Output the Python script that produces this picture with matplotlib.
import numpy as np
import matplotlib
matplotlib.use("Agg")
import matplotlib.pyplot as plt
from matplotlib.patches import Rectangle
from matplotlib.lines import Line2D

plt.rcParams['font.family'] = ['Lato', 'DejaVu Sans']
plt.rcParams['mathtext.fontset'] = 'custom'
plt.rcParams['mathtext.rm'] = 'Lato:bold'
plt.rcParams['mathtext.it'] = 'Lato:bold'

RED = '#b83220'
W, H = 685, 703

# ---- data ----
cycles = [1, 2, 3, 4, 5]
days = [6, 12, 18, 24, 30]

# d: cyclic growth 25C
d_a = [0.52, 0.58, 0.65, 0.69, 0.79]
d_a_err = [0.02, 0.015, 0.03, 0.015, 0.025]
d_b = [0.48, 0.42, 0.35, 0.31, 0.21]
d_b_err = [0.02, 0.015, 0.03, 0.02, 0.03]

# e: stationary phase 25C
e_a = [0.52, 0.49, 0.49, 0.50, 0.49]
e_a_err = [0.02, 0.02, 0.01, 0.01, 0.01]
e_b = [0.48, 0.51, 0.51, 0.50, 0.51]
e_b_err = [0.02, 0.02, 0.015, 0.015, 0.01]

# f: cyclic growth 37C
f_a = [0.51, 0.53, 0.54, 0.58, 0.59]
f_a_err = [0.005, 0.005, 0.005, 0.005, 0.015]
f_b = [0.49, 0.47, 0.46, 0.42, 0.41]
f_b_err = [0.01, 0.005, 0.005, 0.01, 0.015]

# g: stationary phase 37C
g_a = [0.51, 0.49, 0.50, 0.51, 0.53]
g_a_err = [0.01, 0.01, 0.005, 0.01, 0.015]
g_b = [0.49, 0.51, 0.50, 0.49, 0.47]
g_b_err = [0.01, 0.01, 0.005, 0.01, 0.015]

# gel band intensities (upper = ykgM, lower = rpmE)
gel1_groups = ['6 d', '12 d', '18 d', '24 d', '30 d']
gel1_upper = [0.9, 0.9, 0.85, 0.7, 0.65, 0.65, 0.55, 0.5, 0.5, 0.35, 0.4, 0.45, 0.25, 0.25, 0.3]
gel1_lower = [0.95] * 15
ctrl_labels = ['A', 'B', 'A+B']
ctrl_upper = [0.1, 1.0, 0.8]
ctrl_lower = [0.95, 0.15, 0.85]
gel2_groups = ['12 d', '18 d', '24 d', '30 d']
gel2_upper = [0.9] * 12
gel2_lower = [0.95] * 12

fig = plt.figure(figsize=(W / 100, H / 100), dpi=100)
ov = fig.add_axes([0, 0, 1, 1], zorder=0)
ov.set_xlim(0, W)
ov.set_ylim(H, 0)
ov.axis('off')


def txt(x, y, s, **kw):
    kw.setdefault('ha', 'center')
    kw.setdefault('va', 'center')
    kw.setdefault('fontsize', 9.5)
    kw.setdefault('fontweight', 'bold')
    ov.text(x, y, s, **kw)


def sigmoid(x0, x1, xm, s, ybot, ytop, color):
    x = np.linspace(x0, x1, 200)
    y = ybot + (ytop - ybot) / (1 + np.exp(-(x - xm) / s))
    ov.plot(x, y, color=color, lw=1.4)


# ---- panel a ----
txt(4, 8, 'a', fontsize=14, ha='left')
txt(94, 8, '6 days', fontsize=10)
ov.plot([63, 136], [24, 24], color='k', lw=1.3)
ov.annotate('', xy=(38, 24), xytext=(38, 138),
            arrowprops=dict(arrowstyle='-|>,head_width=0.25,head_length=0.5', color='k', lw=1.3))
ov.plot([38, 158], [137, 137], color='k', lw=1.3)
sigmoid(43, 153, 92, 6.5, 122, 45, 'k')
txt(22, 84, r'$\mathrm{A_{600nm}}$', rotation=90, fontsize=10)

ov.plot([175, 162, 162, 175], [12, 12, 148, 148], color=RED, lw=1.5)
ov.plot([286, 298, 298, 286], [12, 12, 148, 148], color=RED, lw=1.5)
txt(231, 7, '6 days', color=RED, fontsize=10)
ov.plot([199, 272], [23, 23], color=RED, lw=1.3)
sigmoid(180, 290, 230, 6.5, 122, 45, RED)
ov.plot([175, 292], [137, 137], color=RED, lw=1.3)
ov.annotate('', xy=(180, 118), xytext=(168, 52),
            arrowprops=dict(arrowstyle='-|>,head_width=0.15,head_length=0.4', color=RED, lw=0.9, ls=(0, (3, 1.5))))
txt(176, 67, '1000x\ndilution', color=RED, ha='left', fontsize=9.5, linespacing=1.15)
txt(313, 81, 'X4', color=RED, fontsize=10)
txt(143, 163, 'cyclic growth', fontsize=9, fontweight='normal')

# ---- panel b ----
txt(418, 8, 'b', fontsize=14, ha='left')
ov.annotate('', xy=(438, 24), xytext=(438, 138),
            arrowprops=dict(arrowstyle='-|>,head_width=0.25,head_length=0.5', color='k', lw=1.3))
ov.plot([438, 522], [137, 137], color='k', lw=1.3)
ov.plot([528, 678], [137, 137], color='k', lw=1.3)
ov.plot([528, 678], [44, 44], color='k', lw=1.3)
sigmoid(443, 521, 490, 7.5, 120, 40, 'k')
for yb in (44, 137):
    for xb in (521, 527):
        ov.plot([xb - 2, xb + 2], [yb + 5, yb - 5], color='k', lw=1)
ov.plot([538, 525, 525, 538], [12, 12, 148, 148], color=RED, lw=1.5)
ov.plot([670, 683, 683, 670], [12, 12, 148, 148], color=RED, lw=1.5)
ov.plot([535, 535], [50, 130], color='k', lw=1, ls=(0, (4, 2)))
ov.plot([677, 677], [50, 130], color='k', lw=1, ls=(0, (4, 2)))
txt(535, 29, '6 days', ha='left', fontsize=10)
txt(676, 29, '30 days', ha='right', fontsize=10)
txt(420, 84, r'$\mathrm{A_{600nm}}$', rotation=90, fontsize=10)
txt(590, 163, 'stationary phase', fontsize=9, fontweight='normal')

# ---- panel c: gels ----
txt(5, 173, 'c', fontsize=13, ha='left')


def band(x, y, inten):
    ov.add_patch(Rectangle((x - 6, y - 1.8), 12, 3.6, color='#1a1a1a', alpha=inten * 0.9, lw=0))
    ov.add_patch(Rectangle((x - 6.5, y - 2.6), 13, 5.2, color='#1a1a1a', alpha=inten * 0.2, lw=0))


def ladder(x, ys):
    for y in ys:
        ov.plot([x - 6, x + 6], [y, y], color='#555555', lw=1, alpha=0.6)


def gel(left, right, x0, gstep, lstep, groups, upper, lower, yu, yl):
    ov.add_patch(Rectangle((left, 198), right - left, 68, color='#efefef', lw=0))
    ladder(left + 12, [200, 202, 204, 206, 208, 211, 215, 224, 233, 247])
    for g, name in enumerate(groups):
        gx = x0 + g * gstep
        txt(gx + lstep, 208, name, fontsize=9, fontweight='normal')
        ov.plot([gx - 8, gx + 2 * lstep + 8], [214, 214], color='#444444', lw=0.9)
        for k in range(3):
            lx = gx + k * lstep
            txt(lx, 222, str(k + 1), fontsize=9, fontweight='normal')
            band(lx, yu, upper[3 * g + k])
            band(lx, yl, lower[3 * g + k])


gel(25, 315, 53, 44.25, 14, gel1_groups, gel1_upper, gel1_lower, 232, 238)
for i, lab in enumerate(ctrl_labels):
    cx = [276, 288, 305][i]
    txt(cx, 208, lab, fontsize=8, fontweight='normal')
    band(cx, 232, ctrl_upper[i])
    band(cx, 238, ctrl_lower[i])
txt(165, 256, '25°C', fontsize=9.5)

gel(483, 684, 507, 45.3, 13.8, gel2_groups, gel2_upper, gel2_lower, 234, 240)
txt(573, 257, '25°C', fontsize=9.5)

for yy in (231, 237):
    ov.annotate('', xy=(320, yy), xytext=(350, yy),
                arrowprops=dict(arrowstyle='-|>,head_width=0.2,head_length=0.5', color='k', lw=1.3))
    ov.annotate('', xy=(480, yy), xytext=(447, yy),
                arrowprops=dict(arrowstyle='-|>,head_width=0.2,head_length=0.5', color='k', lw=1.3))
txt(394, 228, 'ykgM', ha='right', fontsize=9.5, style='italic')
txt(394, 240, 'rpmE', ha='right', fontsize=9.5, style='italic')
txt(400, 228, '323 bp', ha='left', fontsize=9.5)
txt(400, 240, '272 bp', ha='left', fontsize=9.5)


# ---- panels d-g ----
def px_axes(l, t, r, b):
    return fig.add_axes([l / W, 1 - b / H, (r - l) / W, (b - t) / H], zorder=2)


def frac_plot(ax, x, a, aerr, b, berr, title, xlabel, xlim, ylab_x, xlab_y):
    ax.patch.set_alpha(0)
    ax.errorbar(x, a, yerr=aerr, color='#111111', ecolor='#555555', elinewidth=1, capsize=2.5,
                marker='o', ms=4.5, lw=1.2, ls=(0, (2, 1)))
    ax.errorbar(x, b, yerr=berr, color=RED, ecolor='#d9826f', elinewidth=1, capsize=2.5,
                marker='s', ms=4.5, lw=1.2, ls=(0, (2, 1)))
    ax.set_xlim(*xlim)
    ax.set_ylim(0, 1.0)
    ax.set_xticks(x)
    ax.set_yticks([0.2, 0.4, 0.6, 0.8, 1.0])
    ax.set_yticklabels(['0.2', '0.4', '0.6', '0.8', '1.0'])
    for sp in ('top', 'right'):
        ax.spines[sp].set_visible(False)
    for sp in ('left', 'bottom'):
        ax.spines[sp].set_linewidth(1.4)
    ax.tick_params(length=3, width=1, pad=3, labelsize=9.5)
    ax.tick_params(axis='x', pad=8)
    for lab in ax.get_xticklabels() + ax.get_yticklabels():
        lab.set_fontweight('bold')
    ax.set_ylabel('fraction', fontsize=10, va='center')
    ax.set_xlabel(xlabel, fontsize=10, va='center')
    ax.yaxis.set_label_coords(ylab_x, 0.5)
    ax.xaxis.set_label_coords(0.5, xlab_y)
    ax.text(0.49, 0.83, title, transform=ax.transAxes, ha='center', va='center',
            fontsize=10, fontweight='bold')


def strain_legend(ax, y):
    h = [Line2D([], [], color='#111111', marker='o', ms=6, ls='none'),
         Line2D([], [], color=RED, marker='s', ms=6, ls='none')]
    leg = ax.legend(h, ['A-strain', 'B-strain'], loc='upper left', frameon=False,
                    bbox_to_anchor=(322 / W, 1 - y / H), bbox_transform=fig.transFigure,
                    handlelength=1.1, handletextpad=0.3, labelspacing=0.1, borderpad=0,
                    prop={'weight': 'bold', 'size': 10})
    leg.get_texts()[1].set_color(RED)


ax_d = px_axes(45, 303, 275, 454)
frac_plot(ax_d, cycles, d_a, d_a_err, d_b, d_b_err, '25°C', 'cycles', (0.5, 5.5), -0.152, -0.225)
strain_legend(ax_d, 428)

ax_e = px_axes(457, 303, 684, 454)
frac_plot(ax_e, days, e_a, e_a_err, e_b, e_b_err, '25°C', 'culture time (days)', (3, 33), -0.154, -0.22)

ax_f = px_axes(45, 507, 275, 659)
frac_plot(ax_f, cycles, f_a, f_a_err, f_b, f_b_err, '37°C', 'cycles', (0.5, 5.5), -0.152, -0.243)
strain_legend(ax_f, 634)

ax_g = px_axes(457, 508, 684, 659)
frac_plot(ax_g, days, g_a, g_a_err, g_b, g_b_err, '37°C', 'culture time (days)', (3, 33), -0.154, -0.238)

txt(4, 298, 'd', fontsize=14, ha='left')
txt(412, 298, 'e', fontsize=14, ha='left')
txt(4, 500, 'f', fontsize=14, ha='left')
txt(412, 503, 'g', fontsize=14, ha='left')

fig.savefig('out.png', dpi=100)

######

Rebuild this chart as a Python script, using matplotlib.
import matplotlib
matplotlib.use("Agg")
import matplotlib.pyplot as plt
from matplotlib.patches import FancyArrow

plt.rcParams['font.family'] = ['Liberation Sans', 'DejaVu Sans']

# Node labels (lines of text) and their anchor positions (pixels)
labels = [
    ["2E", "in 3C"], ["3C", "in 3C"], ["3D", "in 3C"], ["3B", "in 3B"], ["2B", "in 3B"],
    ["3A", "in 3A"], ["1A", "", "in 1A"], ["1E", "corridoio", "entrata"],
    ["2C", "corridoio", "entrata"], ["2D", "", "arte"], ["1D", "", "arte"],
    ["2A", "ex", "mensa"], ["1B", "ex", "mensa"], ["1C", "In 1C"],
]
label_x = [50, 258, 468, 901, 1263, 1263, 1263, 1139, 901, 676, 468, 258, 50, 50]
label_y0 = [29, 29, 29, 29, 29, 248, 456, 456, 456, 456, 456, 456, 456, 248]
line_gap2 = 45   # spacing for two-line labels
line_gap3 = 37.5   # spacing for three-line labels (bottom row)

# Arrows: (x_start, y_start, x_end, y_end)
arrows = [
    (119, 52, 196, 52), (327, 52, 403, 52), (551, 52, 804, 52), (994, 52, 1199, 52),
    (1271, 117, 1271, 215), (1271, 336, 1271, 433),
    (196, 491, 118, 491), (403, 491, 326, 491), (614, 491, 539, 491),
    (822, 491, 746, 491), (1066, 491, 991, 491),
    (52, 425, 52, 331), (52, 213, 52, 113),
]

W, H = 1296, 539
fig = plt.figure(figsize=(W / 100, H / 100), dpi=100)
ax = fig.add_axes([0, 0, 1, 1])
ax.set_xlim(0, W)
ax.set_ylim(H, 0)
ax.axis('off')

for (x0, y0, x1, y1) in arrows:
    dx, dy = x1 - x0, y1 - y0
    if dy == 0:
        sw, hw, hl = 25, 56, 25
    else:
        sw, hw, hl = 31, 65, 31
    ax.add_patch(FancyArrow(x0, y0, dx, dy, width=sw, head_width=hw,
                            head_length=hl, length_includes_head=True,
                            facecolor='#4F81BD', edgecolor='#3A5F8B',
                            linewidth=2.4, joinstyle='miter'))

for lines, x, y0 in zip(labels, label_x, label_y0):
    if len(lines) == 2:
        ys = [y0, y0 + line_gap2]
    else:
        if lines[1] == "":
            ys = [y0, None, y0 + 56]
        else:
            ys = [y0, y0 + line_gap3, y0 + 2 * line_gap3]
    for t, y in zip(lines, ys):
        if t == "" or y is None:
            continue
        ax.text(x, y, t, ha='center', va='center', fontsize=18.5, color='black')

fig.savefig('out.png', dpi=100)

######

The exercise: Every line from the one containing "Output the Python" through the one containing "ov.plot(x, y, color=color, lw=1.4)" is to be given again exactly, both ends included, and no line outside that range.

Response to the exercise:
Output the Python script that produces this picture with matplotlib.
import numpy as np
import matplotlib
matplotlib.use("Agg")
import matplotlib.pyplot as plt
from matplotlib.patches import Rectangle
from matplotlib.lines import Line2D

plt.rcParams['font.family'] = ['Lato', 'DejaVu Sans']
plt.rcParams['mathtext.fontset'] = 'custom'
plt.rcParams['mathtext.rm'] = 'Lato:bold'
plt.rcParams['mathtext.it'] = 'Lato:bold'

RED = '#b83220'
W, H = 685, 703

# ---- data ----
cycles = [1, 2, 3, 4, 5]
days = [6, 12, 18, 24, 30]

# d: cyclic growth 25C
d_a = [0.52, 0.58, 0.65, 0.69, 0.79]
d_a_err = [0.02, 0.015, 0.03, 0.015, 0.025]
d_b = [0.48, 0.42, 0.35, 0.31, 0.21]
d_b_err = [0.02, 0.015, 0.03, 0.02, 0.03]

# e: stationary phase 25C
e_a = [0.52, 0.49, 0.49, 0.50, 0.49]
e_a_err = [0.02, 0.02, 0.01, 0.01, 0.01]
e_b = [0.48, 0.51, 0.51, 0.50, 0.51]
e_b_err = [0.02, 0.02, 0.015, 0.015, 0.01]

# f: cyclic growth 37C
f_a = [0.51, 0.53, 0.54, 0.58, 0.59]
f_a_err = [0.005, 0.005, 0.005, 0.005, 0.015]
f_b = [0.49, 0.47, 0.46, 0.42, 0.41]
f_b_err = [0.01, 0.005, 0.005, 0.01, 0.015]

# g: stationary phase 37C
g_a = [0.51, 0.49, 0.50, 0.51, 0.53]
g_a_err = [0.01, 0.01, 0.005, 0.01, 0.015]
g_b = [0.49, 0.51, 0.50, 0.49, 0.47]
g_b_err = [0.01, 0.01, 0.005, 0.01, 0.015]

# gel band intensities (upper = ykgM, lower = rpmE)
gel1_groups = ['6 d', '12 d', '18 d', '24 d', '30 d']
gel1_upper = [0.9, 0.9, 0.85, 0.7, 0.65, 0.65, 0.55, 0.5, 0.5, 0.35, 0.4, 0.45, 0.25, 0.25, 0.3]
gel1_lower = [0.95] * 15
ctrl_labels = ['A', 'B', 'A+B']
ctrl_upper = [0.1, 1.0, 0.8]
ctrl_lower = [0.95, 0.15, 0.85]
gel2_groups = ['12 d', '18 d', '24 d', '30 d']
gel2_upper = [0.9] * 12
gel2_lower = [0.95] * 12

fig = plt.figure(figsize=(W / 100, H / 100), dpi=100)
ov = fig.add_axes([0, 0, 1, 1], zorder=0)
ov.set_xlim(0, W)
ov.set_ylim(H, 0)
ov.axis('off')


def txt(x, y, s, **kw):
    kw.setdefault('ha', 'center')
    kw.setdefault('va', 'center')
    kw.setdefault('fontsize', 9.5)
    kw.setdefault('fontweight', 'bold')
    ov.text(x, y, s, **kw)


def sigmoid(x0, x1, xm, s, ybot, ytop, color):
    x = np.linspace(x0, x1, 200)
    y = ybot + (ytop - ybot) / (1 + np.exp(-(x - xm) / s))
    ov.plot(x, y, color=color, lw=1.4)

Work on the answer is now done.